Stated exercise: No pictures belong in the copy; return exactly the lines from the one with "Write the TikZ code for this diagram." through the one with "(rn) at (2394.5,379)", both ends included, and nothing else.

Records for this task:
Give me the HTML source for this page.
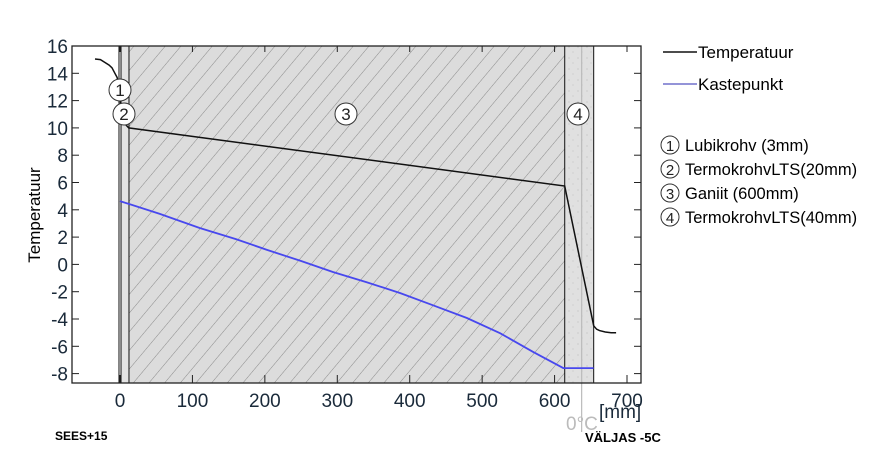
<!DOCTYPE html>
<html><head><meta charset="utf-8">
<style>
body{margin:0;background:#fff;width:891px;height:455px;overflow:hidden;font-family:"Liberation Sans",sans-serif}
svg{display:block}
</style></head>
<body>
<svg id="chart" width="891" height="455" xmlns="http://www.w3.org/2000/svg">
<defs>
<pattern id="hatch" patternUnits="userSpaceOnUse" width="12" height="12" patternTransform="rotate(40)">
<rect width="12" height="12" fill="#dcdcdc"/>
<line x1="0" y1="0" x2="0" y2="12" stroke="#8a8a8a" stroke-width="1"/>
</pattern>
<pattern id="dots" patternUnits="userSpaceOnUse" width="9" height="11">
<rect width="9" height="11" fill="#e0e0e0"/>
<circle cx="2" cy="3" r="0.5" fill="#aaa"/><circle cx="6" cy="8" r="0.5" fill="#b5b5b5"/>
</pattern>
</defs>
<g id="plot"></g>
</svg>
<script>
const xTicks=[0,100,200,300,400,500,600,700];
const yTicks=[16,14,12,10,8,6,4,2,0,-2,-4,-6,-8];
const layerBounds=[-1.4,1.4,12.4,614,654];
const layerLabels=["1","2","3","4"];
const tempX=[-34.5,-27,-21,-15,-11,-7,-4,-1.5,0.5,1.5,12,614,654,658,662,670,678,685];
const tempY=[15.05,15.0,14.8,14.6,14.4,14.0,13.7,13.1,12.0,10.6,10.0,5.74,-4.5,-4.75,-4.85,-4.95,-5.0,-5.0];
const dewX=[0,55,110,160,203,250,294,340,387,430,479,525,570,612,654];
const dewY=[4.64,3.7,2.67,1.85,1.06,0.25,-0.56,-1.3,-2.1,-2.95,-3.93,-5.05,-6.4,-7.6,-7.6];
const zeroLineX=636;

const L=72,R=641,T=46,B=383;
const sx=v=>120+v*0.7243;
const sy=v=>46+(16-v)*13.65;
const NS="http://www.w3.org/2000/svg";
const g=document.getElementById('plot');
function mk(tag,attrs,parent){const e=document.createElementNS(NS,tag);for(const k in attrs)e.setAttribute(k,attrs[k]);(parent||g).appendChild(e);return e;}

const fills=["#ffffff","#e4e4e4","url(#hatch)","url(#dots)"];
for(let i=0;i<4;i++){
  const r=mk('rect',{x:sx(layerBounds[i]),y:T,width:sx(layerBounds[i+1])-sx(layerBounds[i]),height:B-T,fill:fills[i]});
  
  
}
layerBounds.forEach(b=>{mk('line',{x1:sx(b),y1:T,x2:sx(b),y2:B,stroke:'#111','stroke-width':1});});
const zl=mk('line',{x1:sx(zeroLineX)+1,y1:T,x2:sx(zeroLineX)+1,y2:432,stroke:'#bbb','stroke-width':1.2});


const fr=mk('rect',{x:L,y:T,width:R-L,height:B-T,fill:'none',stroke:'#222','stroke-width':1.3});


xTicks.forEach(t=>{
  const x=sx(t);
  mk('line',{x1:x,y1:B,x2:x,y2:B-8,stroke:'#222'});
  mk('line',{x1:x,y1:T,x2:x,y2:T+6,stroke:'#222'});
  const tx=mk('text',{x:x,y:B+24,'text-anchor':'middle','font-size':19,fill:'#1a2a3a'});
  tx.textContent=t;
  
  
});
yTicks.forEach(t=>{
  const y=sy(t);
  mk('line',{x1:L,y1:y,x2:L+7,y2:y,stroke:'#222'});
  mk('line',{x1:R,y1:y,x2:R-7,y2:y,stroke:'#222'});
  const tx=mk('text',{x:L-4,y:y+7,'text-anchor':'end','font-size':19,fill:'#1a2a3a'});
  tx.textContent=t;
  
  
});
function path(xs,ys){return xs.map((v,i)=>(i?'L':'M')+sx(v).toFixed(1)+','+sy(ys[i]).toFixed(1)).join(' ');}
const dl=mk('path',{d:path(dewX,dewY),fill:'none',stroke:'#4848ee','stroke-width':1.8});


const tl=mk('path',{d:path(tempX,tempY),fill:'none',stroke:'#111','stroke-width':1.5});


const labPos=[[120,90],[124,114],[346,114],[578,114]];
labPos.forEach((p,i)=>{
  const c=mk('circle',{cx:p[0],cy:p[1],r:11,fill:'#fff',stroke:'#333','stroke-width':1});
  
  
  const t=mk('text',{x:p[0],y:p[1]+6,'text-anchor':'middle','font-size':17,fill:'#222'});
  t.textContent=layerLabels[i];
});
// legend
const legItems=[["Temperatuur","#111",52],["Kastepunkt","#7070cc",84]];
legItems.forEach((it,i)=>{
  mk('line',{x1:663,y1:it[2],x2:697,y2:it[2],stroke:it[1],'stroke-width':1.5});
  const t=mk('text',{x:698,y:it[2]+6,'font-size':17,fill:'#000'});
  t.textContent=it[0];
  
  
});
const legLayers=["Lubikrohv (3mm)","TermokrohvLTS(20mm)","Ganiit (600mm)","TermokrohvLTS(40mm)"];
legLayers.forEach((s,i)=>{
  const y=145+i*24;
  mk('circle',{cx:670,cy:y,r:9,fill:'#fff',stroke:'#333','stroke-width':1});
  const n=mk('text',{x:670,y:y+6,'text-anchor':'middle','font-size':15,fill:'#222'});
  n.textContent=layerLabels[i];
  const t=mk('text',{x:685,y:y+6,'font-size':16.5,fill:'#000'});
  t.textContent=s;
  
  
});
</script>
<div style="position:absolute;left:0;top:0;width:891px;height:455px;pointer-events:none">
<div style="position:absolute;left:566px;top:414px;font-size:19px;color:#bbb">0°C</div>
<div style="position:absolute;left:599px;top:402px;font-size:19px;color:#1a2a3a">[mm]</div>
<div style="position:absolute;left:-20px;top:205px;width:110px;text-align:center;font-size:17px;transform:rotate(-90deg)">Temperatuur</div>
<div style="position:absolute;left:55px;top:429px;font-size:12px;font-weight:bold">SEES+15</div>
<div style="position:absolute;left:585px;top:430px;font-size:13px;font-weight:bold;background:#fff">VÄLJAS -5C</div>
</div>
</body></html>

* * *

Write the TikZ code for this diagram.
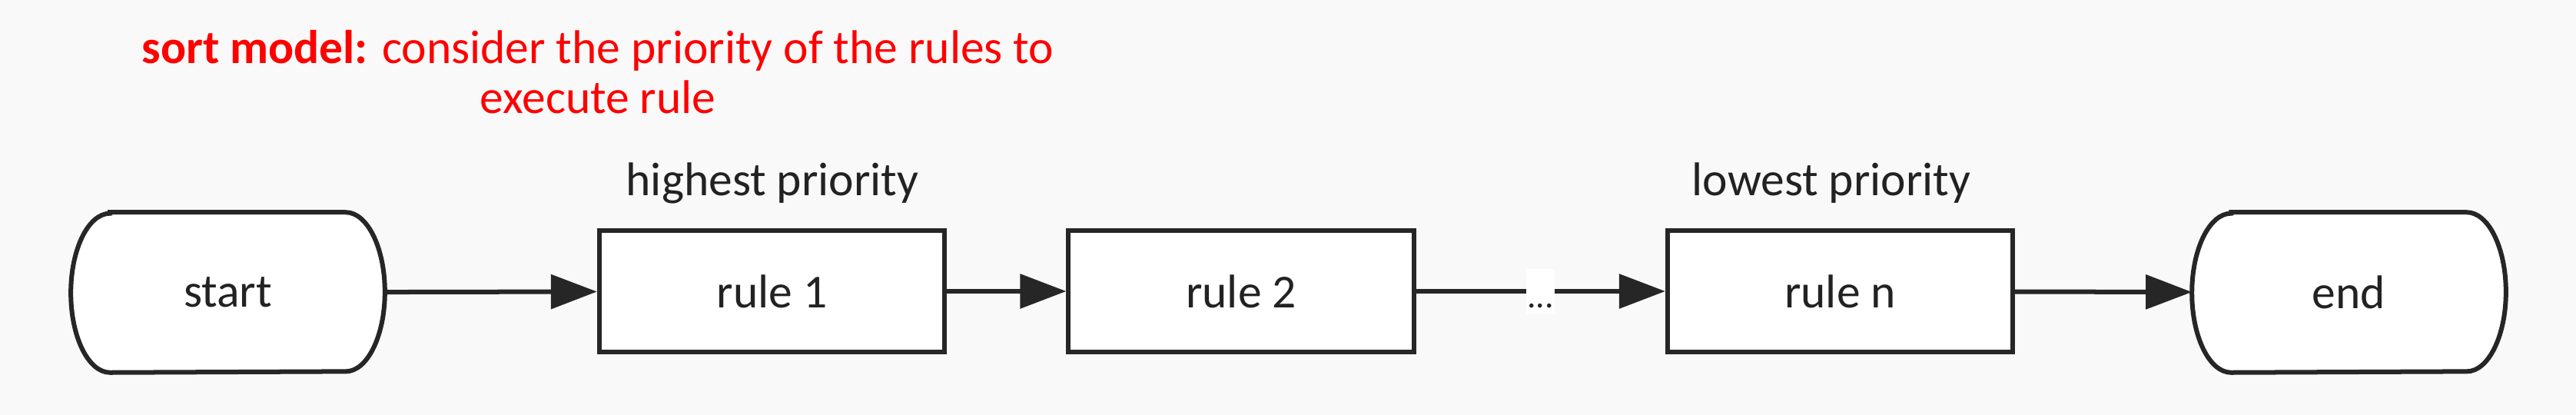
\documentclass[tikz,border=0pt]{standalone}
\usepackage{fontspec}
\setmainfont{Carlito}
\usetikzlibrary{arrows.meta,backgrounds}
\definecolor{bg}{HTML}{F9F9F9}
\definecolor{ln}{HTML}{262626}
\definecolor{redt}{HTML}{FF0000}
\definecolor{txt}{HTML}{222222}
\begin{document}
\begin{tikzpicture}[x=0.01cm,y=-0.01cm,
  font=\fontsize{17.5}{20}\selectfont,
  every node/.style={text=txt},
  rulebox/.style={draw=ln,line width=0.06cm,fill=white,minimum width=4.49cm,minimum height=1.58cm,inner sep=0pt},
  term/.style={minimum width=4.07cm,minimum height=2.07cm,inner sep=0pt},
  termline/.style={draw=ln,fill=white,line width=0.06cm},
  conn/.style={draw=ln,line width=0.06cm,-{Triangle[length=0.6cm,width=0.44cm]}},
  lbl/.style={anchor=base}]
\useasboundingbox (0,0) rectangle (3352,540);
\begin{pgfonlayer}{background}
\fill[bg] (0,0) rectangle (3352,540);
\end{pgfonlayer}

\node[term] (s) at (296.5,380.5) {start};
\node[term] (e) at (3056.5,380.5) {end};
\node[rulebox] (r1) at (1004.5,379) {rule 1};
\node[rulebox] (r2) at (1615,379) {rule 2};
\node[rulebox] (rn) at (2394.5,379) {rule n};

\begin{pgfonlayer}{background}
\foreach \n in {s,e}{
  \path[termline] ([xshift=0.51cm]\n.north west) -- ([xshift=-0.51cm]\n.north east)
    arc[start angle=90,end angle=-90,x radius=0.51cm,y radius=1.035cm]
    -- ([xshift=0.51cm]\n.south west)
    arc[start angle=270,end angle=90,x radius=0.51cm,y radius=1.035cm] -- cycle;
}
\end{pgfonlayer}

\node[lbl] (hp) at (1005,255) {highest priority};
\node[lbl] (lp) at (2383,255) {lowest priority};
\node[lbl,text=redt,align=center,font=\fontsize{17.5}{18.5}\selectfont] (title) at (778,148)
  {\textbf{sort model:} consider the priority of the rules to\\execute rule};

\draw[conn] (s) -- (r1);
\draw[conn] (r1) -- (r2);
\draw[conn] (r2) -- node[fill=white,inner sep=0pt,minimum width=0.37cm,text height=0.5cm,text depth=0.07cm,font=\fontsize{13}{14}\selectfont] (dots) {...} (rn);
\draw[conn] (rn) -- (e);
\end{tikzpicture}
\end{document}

Finished answer:
Write the TikZ code for this diagram.
\documentclass[tikz,border=0pt]{standalone}
\usepackage{fontspec}
\setmainfont{Carlito}
\usetikzlibrary{arrows.meta,backgrounds}
\definecolor{bg}{HTML}{F9F9F9}
\definecolor{ln}{HTML}{262626}
\definecolor{redt}{HTML}{FF0000}
\definecolor{txt}{HTML}{222222}
\begin{document}
\begin{tikzpicture}[x=0.01cm,y=-0.01cm,
  font=\fontsize{17.5}{20}\selectfont,
  every node/.style={text=txt},
  rulebox/.style={draw=ln,line width=0.06cm,fill=white,minimum width=4.49cm,minimum height=1.58cm,inner sep=0pt},
  term/.style={minimum width=4.07cm,minimum height=2.07cm,inner sep=0pt},
  termline/.style={draw=ln,fill=white,line width=0.06cm},
  conn/.style={draw=ln,line width=0.06cm,-{Triangle[length=0.6cm,width=0.44cm]}},
  lbl/.style={anchor=base}]
\useasboundingbox (0,0) rectangle (3352,540);
\begin{pgfonlayer}{background}
\fill[bg] (0,0) rectangle (3352,540);
\end{pgfonlayer}

\node[term] (s) at (296.5,380.5) {start};
\node[term] (e) at (3056.5,380.5) {end};
\node[rulebox] (r1) at (1004.5,379) {rule 1};
\node[rulebox] (r2) at (1615,379) {rule 2};
\node[rulebox] (rn) at (2394.5,379) {rule n};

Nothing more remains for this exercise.